Skip pictures in the listing below; copy exactly the lines from the one with "What Plotly code" through the one with "y_hi = (BASE_PX - T) / PX_PER_UNIT", inclusive.
>> start
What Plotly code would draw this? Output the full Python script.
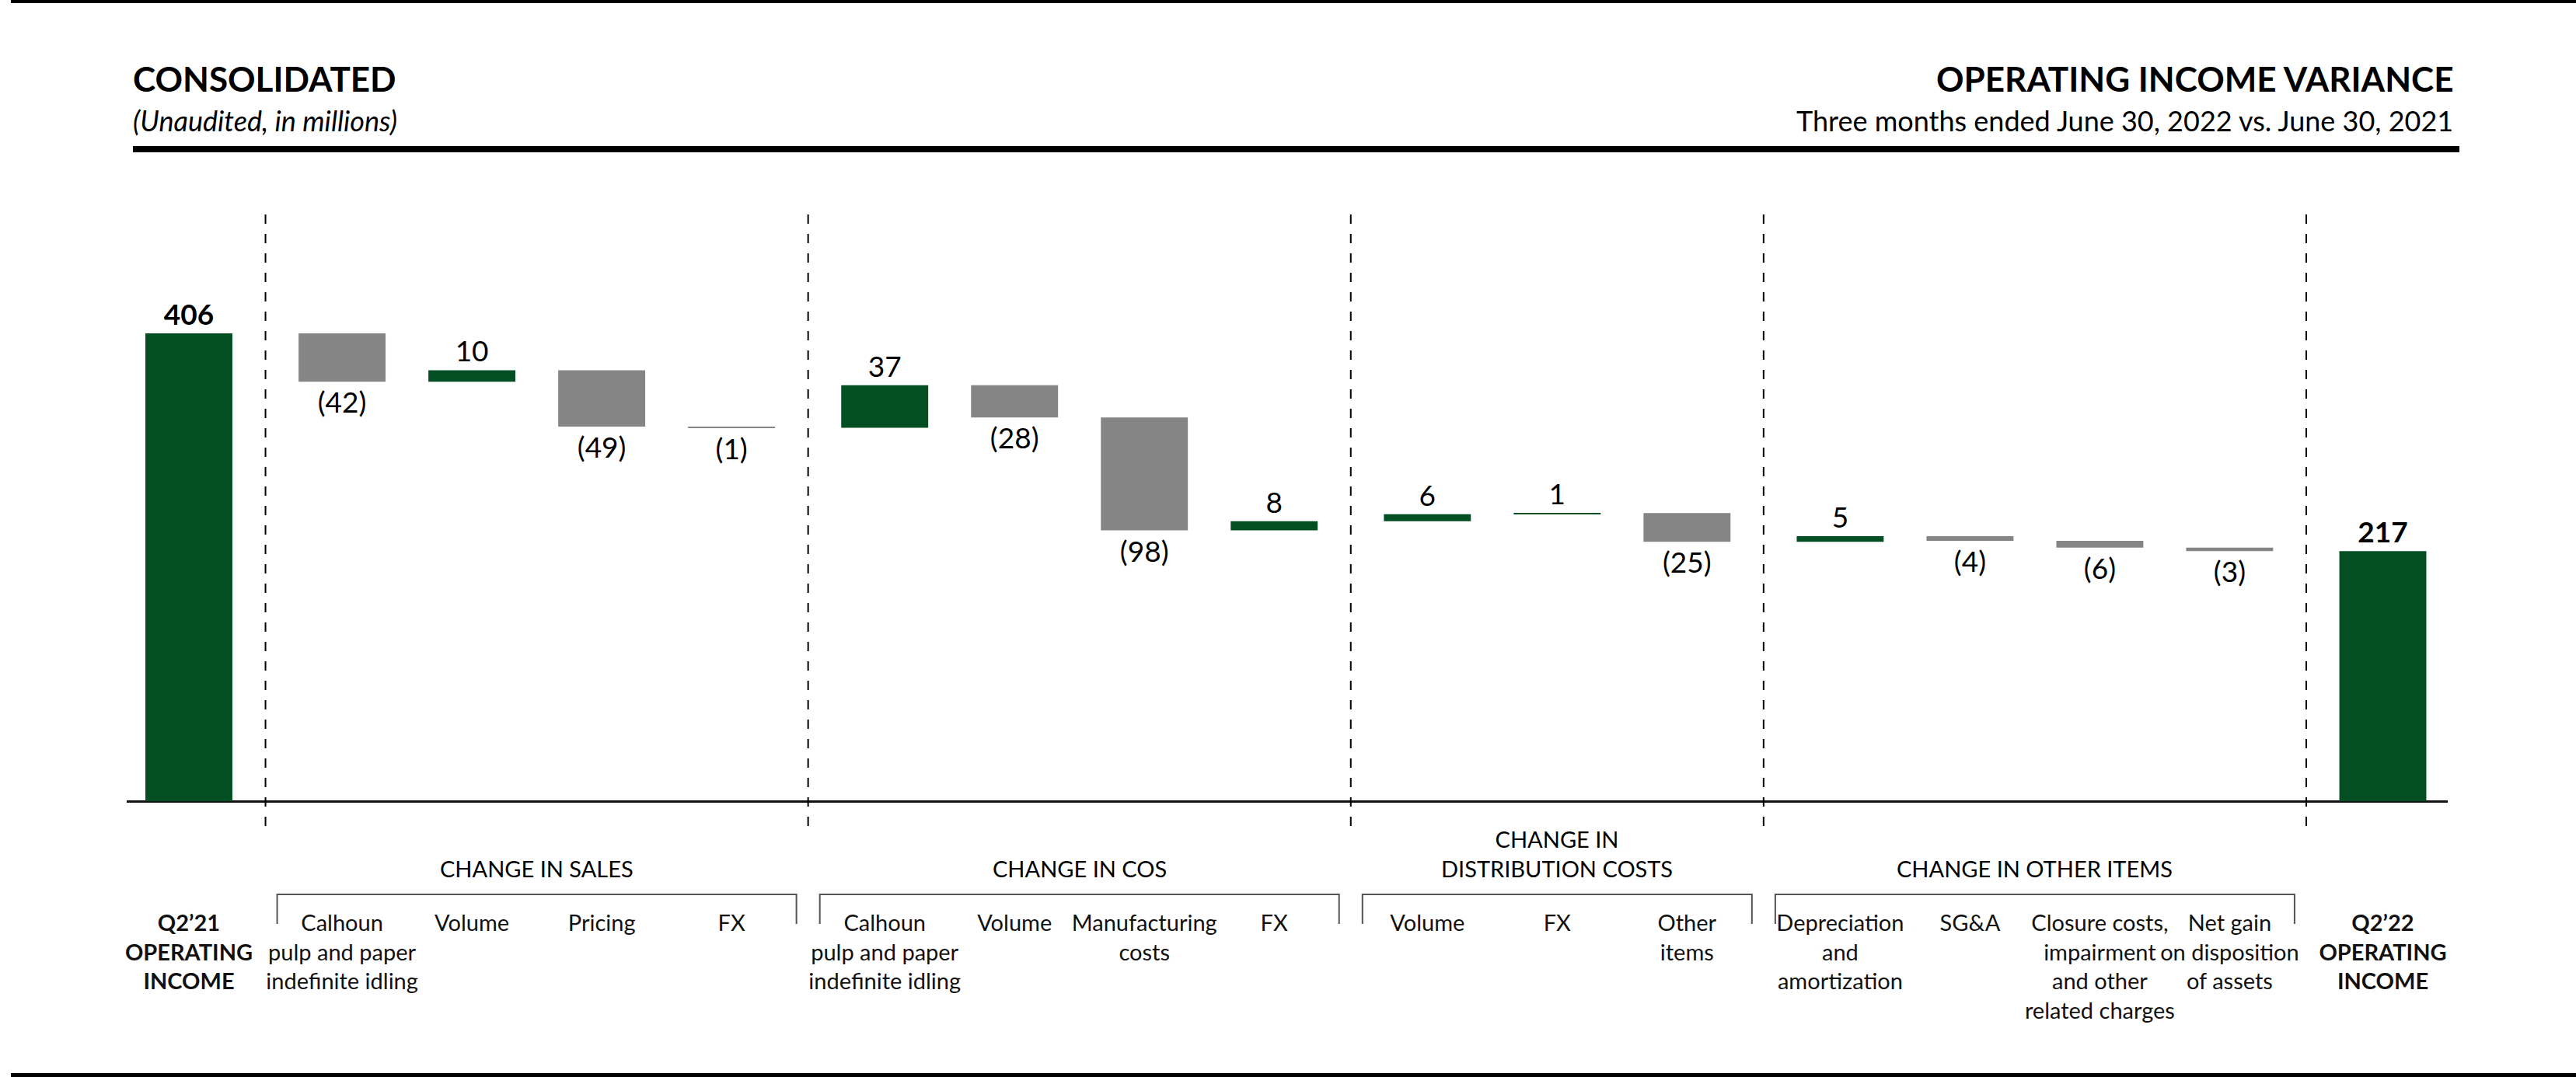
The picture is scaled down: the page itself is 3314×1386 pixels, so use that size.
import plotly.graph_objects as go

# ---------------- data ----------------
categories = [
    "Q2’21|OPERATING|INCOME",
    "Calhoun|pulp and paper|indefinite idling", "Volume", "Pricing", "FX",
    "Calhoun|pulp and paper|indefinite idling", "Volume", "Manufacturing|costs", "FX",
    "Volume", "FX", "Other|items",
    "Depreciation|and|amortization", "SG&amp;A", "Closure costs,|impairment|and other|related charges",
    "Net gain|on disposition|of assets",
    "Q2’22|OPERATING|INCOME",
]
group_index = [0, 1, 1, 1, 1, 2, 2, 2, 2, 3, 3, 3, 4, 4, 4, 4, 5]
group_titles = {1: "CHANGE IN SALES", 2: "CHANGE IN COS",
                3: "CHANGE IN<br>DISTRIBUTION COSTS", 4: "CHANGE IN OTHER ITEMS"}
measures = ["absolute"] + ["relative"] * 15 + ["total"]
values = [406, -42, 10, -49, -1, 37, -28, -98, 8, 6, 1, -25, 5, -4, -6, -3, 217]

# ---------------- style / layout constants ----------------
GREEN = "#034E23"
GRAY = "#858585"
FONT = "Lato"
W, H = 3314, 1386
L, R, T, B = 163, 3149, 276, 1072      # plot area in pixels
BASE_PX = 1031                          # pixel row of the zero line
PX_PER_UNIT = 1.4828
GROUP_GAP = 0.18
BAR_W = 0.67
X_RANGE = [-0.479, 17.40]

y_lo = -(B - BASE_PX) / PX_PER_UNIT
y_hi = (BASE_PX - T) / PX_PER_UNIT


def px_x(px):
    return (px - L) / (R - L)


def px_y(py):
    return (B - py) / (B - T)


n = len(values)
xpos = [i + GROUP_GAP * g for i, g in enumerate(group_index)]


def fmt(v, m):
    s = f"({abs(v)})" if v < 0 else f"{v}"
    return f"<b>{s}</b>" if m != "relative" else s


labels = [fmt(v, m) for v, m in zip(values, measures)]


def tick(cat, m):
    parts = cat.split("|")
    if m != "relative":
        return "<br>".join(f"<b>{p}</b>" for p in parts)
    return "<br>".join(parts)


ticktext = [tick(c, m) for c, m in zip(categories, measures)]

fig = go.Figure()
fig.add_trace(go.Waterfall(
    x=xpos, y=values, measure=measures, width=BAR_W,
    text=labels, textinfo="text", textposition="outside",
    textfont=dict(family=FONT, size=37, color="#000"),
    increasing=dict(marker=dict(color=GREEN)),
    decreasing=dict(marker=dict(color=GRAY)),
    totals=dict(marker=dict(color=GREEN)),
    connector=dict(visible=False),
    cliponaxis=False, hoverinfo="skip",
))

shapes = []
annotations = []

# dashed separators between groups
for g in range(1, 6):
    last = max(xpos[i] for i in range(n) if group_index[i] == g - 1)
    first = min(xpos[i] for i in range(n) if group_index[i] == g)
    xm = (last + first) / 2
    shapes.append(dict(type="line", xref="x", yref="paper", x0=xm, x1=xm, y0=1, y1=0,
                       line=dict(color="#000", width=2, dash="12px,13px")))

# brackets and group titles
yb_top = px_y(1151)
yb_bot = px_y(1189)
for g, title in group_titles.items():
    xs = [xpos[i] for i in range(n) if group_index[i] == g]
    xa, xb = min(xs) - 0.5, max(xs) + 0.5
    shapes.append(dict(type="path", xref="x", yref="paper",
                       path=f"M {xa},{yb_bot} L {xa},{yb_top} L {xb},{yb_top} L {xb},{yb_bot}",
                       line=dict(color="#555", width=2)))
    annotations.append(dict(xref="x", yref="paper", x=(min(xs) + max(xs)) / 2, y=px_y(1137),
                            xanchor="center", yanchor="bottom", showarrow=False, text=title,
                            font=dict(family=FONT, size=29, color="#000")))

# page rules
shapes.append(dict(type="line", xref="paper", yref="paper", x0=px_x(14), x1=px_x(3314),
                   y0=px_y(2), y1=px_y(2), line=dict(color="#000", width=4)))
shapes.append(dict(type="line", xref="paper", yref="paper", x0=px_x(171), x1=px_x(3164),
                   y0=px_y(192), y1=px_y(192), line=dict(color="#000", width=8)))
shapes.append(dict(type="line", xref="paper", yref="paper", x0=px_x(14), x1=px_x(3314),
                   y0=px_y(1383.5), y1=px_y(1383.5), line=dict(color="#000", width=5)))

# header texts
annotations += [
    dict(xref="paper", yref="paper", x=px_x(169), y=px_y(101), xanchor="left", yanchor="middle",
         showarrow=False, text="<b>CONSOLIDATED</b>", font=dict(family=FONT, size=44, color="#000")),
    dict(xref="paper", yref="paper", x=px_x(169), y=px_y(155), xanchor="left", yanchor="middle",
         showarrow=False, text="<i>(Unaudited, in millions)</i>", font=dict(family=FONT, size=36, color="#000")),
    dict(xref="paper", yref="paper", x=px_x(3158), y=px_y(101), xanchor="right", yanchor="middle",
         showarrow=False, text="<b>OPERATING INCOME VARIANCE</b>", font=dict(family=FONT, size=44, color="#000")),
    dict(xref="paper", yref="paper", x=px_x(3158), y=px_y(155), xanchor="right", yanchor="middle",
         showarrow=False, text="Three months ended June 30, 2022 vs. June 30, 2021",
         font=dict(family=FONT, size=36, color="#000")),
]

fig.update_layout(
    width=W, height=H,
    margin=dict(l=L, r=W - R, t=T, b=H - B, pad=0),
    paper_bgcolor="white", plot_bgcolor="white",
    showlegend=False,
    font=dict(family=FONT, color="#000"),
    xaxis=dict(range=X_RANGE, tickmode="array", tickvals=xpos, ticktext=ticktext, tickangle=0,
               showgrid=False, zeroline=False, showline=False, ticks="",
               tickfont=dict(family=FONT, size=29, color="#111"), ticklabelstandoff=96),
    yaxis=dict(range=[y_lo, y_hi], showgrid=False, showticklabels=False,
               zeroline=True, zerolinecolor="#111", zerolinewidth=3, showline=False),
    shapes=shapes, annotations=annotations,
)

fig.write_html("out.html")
>> end
>> start
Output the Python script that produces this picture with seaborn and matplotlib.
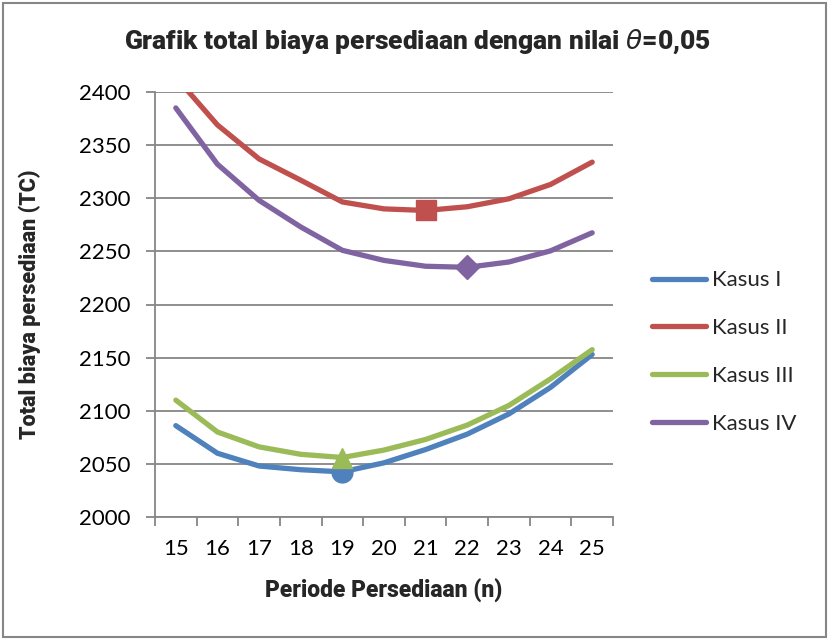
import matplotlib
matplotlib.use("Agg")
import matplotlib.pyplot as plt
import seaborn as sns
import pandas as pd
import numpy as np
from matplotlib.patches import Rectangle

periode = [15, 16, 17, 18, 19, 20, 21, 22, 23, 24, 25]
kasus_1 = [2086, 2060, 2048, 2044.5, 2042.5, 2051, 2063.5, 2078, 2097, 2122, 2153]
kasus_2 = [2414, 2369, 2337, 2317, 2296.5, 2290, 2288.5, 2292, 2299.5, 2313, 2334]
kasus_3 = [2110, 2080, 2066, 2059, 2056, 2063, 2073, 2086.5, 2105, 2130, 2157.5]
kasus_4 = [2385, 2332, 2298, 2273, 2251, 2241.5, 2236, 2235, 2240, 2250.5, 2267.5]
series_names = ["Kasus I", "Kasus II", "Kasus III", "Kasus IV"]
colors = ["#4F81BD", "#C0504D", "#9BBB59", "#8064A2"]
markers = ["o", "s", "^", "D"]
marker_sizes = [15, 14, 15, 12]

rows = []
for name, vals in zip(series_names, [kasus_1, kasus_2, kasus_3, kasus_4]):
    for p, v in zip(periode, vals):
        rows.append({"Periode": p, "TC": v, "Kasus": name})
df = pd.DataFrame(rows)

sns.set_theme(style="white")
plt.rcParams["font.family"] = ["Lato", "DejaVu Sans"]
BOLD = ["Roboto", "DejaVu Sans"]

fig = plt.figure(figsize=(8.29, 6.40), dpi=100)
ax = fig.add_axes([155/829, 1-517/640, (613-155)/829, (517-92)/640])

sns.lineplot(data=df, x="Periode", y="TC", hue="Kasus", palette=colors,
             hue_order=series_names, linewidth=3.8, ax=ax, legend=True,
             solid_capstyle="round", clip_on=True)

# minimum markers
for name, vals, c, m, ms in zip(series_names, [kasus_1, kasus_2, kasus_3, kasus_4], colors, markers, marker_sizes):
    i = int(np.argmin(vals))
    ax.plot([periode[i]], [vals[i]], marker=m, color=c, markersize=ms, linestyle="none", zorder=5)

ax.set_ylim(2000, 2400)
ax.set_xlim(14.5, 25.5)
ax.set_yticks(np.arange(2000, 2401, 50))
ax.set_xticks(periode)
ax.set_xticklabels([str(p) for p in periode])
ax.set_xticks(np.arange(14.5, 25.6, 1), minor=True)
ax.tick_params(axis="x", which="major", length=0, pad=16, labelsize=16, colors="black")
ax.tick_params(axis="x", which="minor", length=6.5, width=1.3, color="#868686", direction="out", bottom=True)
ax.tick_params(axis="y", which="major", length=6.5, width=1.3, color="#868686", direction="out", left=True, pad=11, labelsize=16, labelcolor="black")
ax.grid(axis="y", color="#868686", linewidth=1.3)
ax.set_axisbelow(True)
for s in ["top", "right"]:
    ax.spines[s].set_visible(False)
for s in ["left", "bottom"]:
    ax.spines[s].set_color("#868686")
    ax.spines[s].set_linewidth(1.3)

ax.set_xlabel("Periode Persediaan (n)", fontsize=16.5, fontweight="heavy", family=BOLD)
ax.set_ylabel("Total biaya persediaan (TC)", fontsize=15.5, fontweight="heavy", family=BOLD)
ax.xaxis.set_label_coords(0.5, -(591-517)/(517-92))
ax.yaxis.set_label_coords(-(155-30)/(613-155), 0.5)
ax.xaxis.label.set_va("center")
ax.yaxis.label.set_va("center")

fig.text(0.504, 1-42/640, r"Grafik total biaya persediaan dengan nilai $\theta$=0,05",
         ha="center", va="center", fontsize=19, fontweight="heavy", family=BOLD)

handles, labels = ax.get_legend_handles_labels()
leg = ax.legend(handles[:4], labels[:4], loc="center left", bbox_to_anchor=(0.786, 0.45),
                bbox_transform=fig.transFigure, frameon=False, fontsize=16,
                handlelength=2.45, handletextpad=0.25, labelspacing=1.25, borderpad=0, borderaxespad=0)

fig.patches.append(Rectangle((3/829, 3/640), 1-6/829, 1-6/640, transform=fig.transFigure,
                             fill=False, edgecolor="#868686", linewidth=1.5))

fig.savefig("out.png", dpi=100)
>> end
>> start
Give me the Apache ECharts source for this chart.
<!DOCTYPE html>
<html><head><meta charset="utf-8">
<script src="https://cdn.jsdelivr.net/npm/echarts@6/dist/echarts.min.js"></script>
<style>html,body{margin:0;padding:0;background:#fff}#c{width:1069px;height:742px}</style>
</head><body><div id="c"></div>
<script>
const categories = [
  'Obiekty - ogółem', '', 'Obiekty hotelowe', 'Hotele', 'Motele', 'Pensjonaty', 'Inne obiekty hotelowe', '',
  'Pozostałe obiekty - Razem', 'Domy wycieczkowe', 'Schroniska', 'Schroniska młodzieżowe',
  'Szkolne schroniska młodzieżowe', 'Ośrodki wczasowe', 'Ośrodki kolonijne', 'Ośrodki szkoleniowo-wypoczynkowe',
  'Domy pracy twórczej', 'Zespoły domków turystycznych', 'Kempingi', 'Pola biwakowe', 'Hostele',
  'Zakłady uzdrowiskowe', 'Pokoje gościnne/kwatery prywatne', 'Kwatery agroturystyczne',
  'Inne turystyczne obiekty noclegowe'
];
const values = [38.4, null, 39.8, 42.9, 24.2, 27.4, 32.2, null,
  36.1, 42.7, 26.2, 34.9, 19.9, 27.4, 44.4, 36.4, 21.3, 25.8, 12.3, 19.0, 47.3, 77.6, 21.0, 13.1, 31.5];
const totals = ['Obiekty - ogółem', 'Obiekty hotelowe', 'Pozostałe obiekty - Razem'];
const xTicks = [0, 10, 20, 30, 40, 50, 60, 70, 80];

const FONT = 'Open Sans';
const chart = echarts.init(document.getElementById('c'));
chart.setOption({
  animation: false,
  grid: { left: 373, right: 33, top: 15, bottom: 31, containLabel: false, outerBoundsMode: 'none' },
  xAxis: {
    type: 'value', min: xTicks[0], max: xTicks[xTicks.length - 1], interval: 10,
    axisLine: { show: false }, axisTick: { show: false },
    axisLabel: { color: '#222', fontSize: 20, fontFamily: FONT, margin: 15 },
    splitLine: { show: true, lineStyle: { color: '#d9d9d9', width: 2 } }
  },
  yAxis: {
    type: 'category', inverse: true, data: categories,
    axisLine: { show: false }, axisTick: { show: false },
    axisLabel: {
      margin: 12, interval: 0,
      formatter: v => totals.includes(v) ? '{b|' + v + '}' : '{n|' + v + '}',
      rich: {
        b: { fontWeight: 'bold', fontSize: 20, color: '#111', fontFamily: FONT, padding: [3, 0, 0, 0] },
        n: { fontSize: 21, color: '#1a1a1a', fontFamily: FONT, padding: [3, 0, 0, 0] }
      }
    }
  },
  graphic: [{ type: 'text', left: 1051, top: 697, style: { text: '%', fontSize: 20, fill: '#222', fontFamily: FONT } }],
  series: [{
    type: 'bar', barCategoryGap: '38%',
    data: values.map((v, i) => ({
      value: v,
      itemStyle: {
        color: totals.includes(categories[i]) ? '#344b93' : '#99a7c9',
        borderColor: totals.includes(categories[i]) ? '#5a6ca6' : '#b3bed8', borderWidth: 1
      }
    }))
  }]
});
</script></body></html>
>> end
> The solution:
What Plotly code would draw this? Output the full Python script.
The picture is scaled down: the page itself is 3314×1386 pixels, so use that size.
import plotly.graph_objects as go

# ---------------- data ----------------
categories = [
    "Q2’21|OPERATING|INCOME",
    "Calhoun|pulp and paper|indefinite idling", "Volume", "Pricing", "FX",
    "Calhoun|pulp and paper|indefinite idling", "Volume", "Manufacturing|costs", "FX",
    "Volume", "FX", "Other|items",
    "Depreciation|and|amortization", "SG&amp;A", "Closure costs,|impairment|and other|related charges",
    "Net gain|on disposition|of assets",
    "Q2’22|OPERATING|INCOME",
]
group_index = [0, 1, 1, 1, 1, 2, 2, 2, 2, 3, 3, 3, 4, 4, 4, 4, 5]
group_titles = {1: "CHANGE IN SALES", 2: "CHANGE IN COS",
                3: "CHANGE IN<br>DISTRIBUTION COSTS", 4: "CHANGE IN OTHER ITEMS"}
measures = ["absolute"] + ["relative"] * 15 + ["total"]
values = [406, -42, 10, -49, -1, 37, -28, -98, 8, 6, 1, -25, 5, -4, -6, -3, 217]

# ---------------- style / layout constants ----------------
GREEN = "#034E23"
GRAY = "#858585"
FONT = "Lato"
W, H = 3314, 1386
L, R, T, B = 163, 3149, 276, 1072      # plot area in pixels
BASE_PX = 1031                          # pixel row of the zero line
PX_PER_UNIT = 1.4828
GROUP_GAP = 0.18
BAR_W = 0.67
X_RANGE = [-0.479, 17.40]

y_lo = -(B - BASE_PX) / PX_PER_UNIT
y_hi = (BASE_PX - T) / PX_PER_UNIT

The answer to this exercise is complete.